Turbulent Landscapes

Composer Portrait – Thea Musgrave

Musgrave
Impromptu No.1
In the Still of the Night
Serenade

Thea Musgrave in conversation with Christopher Cook

Contemporary Consort of the Royal College of Music [Carla Rees (flute), Rebecca Kozam (oboe), Sarah Thurloe (clarinet), Thomas Hankey (viola), Sarah Suckling (cello) & Helen Cole (harp)]

Arena, Royal Albert Hall, London


Prom 6

Musgrave
Turbulent Landscapes [London premiere]
Rachmaninov
Piano Concerto No.1 in F sharp minor, Op.1
Nielsen
Symphony No. 4, Op.29 (Inextinguishable)

Stephen Hough (piano)

BBC Symphony Orchestra
Osmo Vänskä

NULL


Reviewed by: Richard Whitehouse

Reviewed: 20 July, 2005
Venue: Royal Albert Hall, London

Although resident in the United States for over three decades now, Thea Musgrave has retained a certain presence in British musical life – not least at the Proms, where her oboe concerto, Helios, was heard two years ago. That has proved (or ought to) a welcome addition to its particular repertoire, whereas it is difficult to imagine Turbulent Landscapes receiving other than an occasional revival.

Not that the work, completed in 2003 and drawing its inspiration from paintings by Turner, evinces anything other than the assured writing for instruments and formal ingenuity which have long been hallmarks of Musgrave’s composing. Indeed, the “Composer Portrait” event which preceded the Prom afforded a welcome opportunity to hear three of her many chamber pieces – capably rendered by the Contemporary Consort of the Royal College of Music – during the course of an informative and often entertaining discussion. Certainly the lucid contours of Serenade (1961) for flute, clarinet, viola, cello and harp denotes the benign influence of her teacher Nadia Boulanger, while Impromptu No.1 (1967) for flute and oboe and the more recent In the Still of the Night (1997) for viola are potent reminders of her ability to create abstract drama from out of the essence of the instruments.

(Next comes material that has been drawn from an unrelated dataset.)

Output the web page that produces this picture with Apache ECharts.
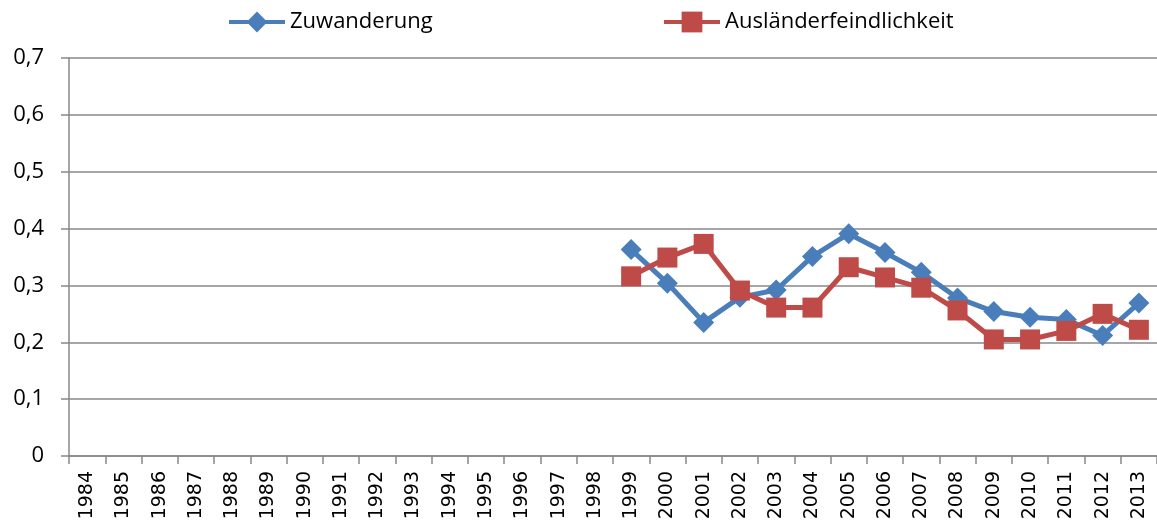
<!DOCTYPE html>
<html>
<head>
<meta charset="utf-8">
<script src="https://cdn.jsdelivr.net/npm/echarts@6/dist/echarts.min.js"></script>
<style>
  html, body { margin: 0; padding: 0; background: #fff; }
  #chart { width: 1157px; height: 528px; }
</style>
</head>
<body>
<div id="chart"></div>
<script>
// Jahre 1984 - 2013
const years = []
for (let y = 1984; y <= 2013; y++) years.push(String(y))

// Werte ab 1999, davor keine Daten
const zuwanderung = [
  null, null, null, null, null, null, null, null, null, null, null, null, null, null, null,
  0.363, 0.304, 0.235, 0.279, 0.292, 0.351, 0.391, 0.358, 0.323, 0.278, 0.254, 0.244, 0.240, 0.212, 0.269
]
const auslaenderfeindlichkeit = [
  null, null, null, null, null, null, null, null, null, null, null, null, null, null, null,
  0.316, 0.349, 0.373, 0.291, 0.261, 0.261, 0.332, 0.314, 0.296, 0.256, 0.205, 0.205, 0.220, 0.250, 0.222
]

const chart = echarts.init(document.getElementById('chart'))

const legendText = {
  fontFamily: 'Open Sans',
  fontSize: 22,
  color: '#000',
}

const option = {
  animation: false,
  legend: [
    {
      top: 6,
      left: 222,
      itemWidth: 56,
      itemHeight: 26,
      lineStyle: { width: 4 },
      textStyle: legendText,
      data: ['Zuwanderung'],
    },
    {
      top: 6,
      left: 657,
      itemWidth: 56,
      itemHeight: 26,
      lineStyle: { width: 4 },
      textStyle: legendText,
      data: ['Ausländerfeindlichkeit'],
    },
  ],
  grid: {
    left: 69,
    right: -2,
    top: 58,
    bottom: 72,
    containLabel: false,
  },
  xAxis: {
    type: 'category',
    data: years,
    boundaryGap: true,
    axisLine: { lineStyle: { color: '#888', width: 1.5 } },
    axisTick: { show: true, length: 8, lineStyle: { color: '#888', width: 1.5 } },
    axisLabel: {
      rotate: 90,
      interval: 0,
      margin: 15,
      fontFamily: 'DejaVu Sans',
      fontSize: 19,
      color: '#000',
    },
    splitLine: { show: false },
  },
  yAxis: {
    type: 'value',
    min: 0,
    max: 0.7,
    interval: 0.1,
    axisLine: { show: true, lineStyle: { color: '#888', width: 1.5 } },
    axisTick: { show: true, length: 8, lineStyle: { color: '#888', width: 1.5 } },
    axisLabel: {
      margin: 25,
      fontFamily: 'Open Sans',
      fontSize: 22,
      color: '#000',
      formatter: (v) => (v === 0 ? '0' : v.toFixed(1).replace('.', ',')),
    },
    splitLine: { show: true, lineStyle: { color: '#888', width: 1.5 } },
  },
  series: [
    {
      name: 'Zuwanderung',
      type: 'line',
      data: zuwanderung,
      symbol: 'diamond',
      symbolSize: 21,
      itemStyle: { color: '#4a7ebb' },
      lineStyle: { color: '#4a7ebb', width: 5 },
    },
    {
      name: 'Ausländerfeindlichkeit',
      type: 'line',
      data: auslaenderfeindlichkeit,
      symbol: 'rect',
      symbolSize: 20,
      itemStyle: { color: '#be4b48' },
      lineStyle: { color: '#be4b48', width: 5 },
    },
  ],
}

chart.setOption(option)
</script>
</body>
</html>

An ability evident throughout Turbulent Landscapes, where each of the six movements has either individual or groups of specific musicians standing so as to readily draw attention to certain instruments’ musical prominence – almost as an extension of the ‘concerto for orchestra’ genre. Most impressive were thesecond movement, “The Shipwreck”, which utilised three paintings in a thoughtfully intense evocation of storm, devastation and lament; and the fifth, “16th October 1834”: The Burning of the Houses of Parliament”, with its almost graphically descriptive writing for woodwind and veiled allusions to the National Anthem. None of the other movements was without interest, and it was a pity that the work as a whole left little resonance in terms of its musical distinctiveness. Nor did the performance sound anything other than scrupulously prepared and convincingly played: maybe that revival, if and when it happens, will reveal correspondingly greater substance in the actual content?

Mature Musgrave certainly made an odd juxtaposition with early Rachmaninov – though this being the customary revised (1917) version of the First Piano Concerto (1891) meant that there was nothing tentative or gauche in the work itself. Although it receives a fair number of performances these days, the piece’s relative lack of ‘big tunes’ and short-winded thematic ideas makes for an enjoyable rather than an engrossing listen. Stephen Hough has shown on numerous occasions his identification with this music – and so it proved here, in a lively but considered account which was vigorous and insinuating by turns, and at its best (as is the piece itself) in the melting expression of the slow movement. No lack of rapport, either, with the orchestra and conductor (something often lacking in Hough’s recent recordings of these concertos); and though the bright-orange backdrop and Hough’s own attire threatened to steal the show, the performance had won through by the close.

Three years ago, Osmo Vänskä gave a memorable account of Nielsen’s Fourth Symphony with his then orchestra – the BBC Scottish Symphony. Perhaps because he has not had the opportunity to build the same relationship with the BBC Symphony, this performance took a while to get going. Not that there was anything overly tentative about the first movement; only that momentum sounded a little manufactured, with formal components sharply characterised but not quite coalescing into a greater whole. Yet the delightful intermezzo that follows was winsomely played by the BBCSO woodwinds – and, in the third movement, Vänskä drew a searing response from the strings while being mindful not to pre-empt the finale. Emerging in breathless anticipation, this was all one might have hoped for – with duelling timpani vividly to the fore, and the control of musical tension judged to a nicety, so that the apotheosis avoided all trace of bombast as it ‘hit the ground running’ in a surge of irresistible energy.

In short, another triumph (albeit latterly) for Vänskä, whom one hopes will visit the Proms with his Minnesota Orchestra, and for Nielsen’s most visceral symphony. Would that the ‘Stars on Sunday’ mauve-and-violet backdrop foisted on the performance had been less than ‘inextinguishable’!